Starting point is 00:17:04 I think both are going to happen sort of simultaneously. And I think that it's great to see this sort of citizen coder thing because those efforts, I think, can really push the bureaucracy to do more. And I think a good example of that is the crime spotting site in, uh, the story of the crime spotting site in Oakland where, um, uh, you know, Stamen made this beautiful site that, you know, that pulled these crime maps, the crime data from the city of Oakland and made it, you know, it was a flash thing. This was a couple of years ago, but they, um, they were scraping it. And then the sort of the Oakland Police Department shut them down for a little bit. And then I think they had so much support and they had so much visibility for the
Starting point is 00:17:54 project that Oakland just sort of had to cave and say, okay, we'll open it back up again and we'll work with you. And then two years later, San Francisco came and said, yeah, we want crime spotting too. And here's the data. And they handed over like a perfect KML file or whatever of, you know, of all the stuff. So I think that's my understanding of how that went down. And I think that's, you know, that's a great sort of outcome, you know, for that kind of project. So I would love to see more of that. The piece that I like a lot, at least from a numbers perspective and this view perspective, is the money trail view.
Starting point is 00:18:32 You can actually see where a lot of your money is going in your state and stuff like that. But what I find, this view seems to be, like it doesn't make complete sense to me. So how do you help not only pull back this data, but also make sense of it? Yeah, I mean, I think that's really the next step. We could use more in terms of visualizations of that stuff.
Starting point is 00:18:51 I think that the money trail, there's a lot of data there, and we're aggregating it in the simplest possible way right now. We had to make some changes on that kind of at the last minute. So, you know, I think that could be made more clear.

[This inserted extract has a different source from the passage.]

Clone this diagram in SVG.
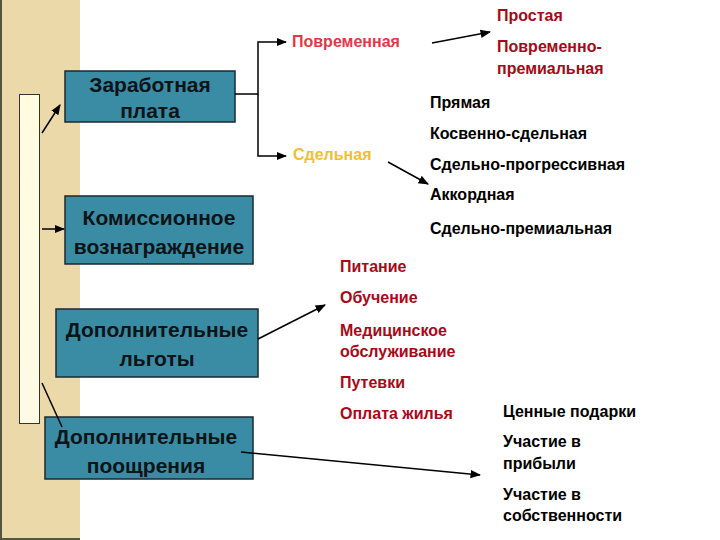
<svg xmlns="http://www.w3.org/2000/svg" width="720" height="540" viewBox="0 0 720 540">
<defs>
<marker id="ah" viewBox="0 0 10 10" refX="9" refY="5" markerWidth="7" markerHeight="7" orient="auto"><path d="M0,1 L10,5 L0,9 z" fill="#000"/></marker>
<linearGradient id="col" x1="0" y1="0" x2="0" y2="1"><stop offset="0" stop-color="#fffce0"/><stop offset="1" stop-color="#fdfbe4"/></linearGradient>
</defs>
<style>
.box{fill:#3a8ca4;stroke:#1a2a30;stroke-width:1.5}
.bt{font-family:"Liberation Sans",Arial,sans-serif;font-weight:bold;font-size:21px;fill:#0c1418;text-anchor:middle}
.t{font-family:"Liberation Sans",Arial,sans-serif;font-weight:bold;font-size:16px}
.red{fill:#a80818}.blk{fill:#000}
.c{stroke:#000;stroke-width:1.5;fill:none}
</style>
<rect x="0" y="0" width="720" height="540" fill="#fff"/>
<rect x="0" y="0" width="80" height="539" fill="#ecd9a9"/>
<line x1="1" y1="0" x2="1" y2="539" stroke="#554" stroke-width="2"/>
<line x1="0" y1="539" x2="80" y2="539" stroke="#554" stroke-width="2"/>
<rect x="19.5" y="94.5" width="20" height="329" fill="url(#col)" stroke="#333" stroke-width="1"/>
<g id="n1"><rect class="box" x="65" y="71" width="170" height="51"/><text class="bt" x="150" y="92">Заработная</text><text class="bt" x="150" y="118">плата</text></g>
<g id="n2"><rect class="box" x="65" y="196" width="188" height="68"/><text class="bt" x="159" y="225">Комиссионное</text><text class="bt" x="159" y="254">вознаграждение</text></g>
<g id="n3"><rect class="box" x="56" y="309" width="202" height="68"/><text class="bt" x="157" y="337">Дополнительные</text><text class="bt" x="157" y="366">льготы</text></g>
<g id="n4"><rect class="box" x="45" y="417" width="208" height="62"/><text class="bt" x="146" y="444">Дополнительные</text><text class="bt" x="146" y="473">поощрения</text></g>
<g id="connectors">
<path class="c" d="M235,94 H258 V42 H286" marker-end="url(#ah)"/>
<path class="c" d="M258,94 V156 H286" marker-end="url(#ah)"/>
<line class="c" x1="432" y1="43" x2="490" y2="32" marker-end="url(#ah)"/>
<line class="c" x1="388" y1="162" x2="428" y2="184" marker-end="url(#ah)"/>
<line class="c" x1="42" y1="133" x2="60" y2="105" marker-end="url(#ah)"/>
<line class="c" x1="42" y1="229" x2="64" y2="229" marker-end="url(#ah)"/>
<line class="c" x1="42" y1="383" x2="62" y2="427"/>
<line class="c" x1="258" y1="339" x2="325" y2="305" marker-end="url(#ah)"/>
<line class="c" x1="241" y1="452" x2="480" y2="475" marker-end="url(#ah)"/>
</g>
<g id="labels">
<text class="t" x="292" y="47" fill="#e23848">Повременная</text>
<text class="t" x="293" y="160" fill="#f0c030" font-weight="normal">Сдельная</text>
<text class="t red" x="497" y="21">Простая</text>
<text class="t red" x="497" y="52">Повременно-</text>
<text class="t red" x="497" y="74">премиальная</text>
<text class="t blk" x="430" y="108">Прямая</text>
<text class="t blk" x="430" y="139">Косвенно-сдельная</text>
<text class="t blk" x="430" y="170">Сдельно-прогрессивная</text>
<text class="t blk" x="430" y="200">Аккордная</text>
<text class="t blk" x="430" y="234">Сдельно-премиальная</text>
<text class="t red" x="340" y="272">Питание</text>
<text class="t red" x="340" y="303">Обучение</text>
<text class="t red" x="340" y="336">Медицинское</text>
<text class="t red" x="340" y="357">обслуживание</text>
<text class="t red" x="340" y="388">Путевки</text>
<text class="t red" x="340" y="419">Оплата жилья</text>
<text class="t blk" x="503" y="417">Ценные подарки</text>
<text class="t blk" x="503" y="447">Участие в</text>
<text class="t blk" x="503" y="469">прибыли</text>
<text class="t blk" x="503" y="500">Участие в</text>
<text class="t blk" x="503" y="521">собственности</text>
</g>
</svg>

And I think that overall, like that's the arc of the project is how can we just keep making all this data that we're bringing in more clear and more understandable for people. So, I mean, we're really just getting started, you know. It reminds me a lot of the Document Cloud project. Are you familiar with that one? We actually use Jamit, which is their asset packaging thing.
Starting point is 00:19:34 And I know that they're, were they a Knight fellow or something? Yeah. Sure. You know what I love about the project is not only is it helping to turn documents into data, but at the same time it's giving so much back to the open source community as byproducts. Yeah, that's great. And that's what we hope to do too. Yeah, it's a challenge because when you're running a service, you know, okay, so I think one of the things that makes sort of open government different as an open source project is that it's actually a service, right?
Starting point is 00:20:04 It's like it's a full Rails app. There aren't a whole lot of those. It's mostly gems that people are contributing to. So it's this trade-off. I think GovKit, we've broken that piece off, and I think there's more we could be doing. Maybe some of this Mongo analytics stuff could become its own gem, for example.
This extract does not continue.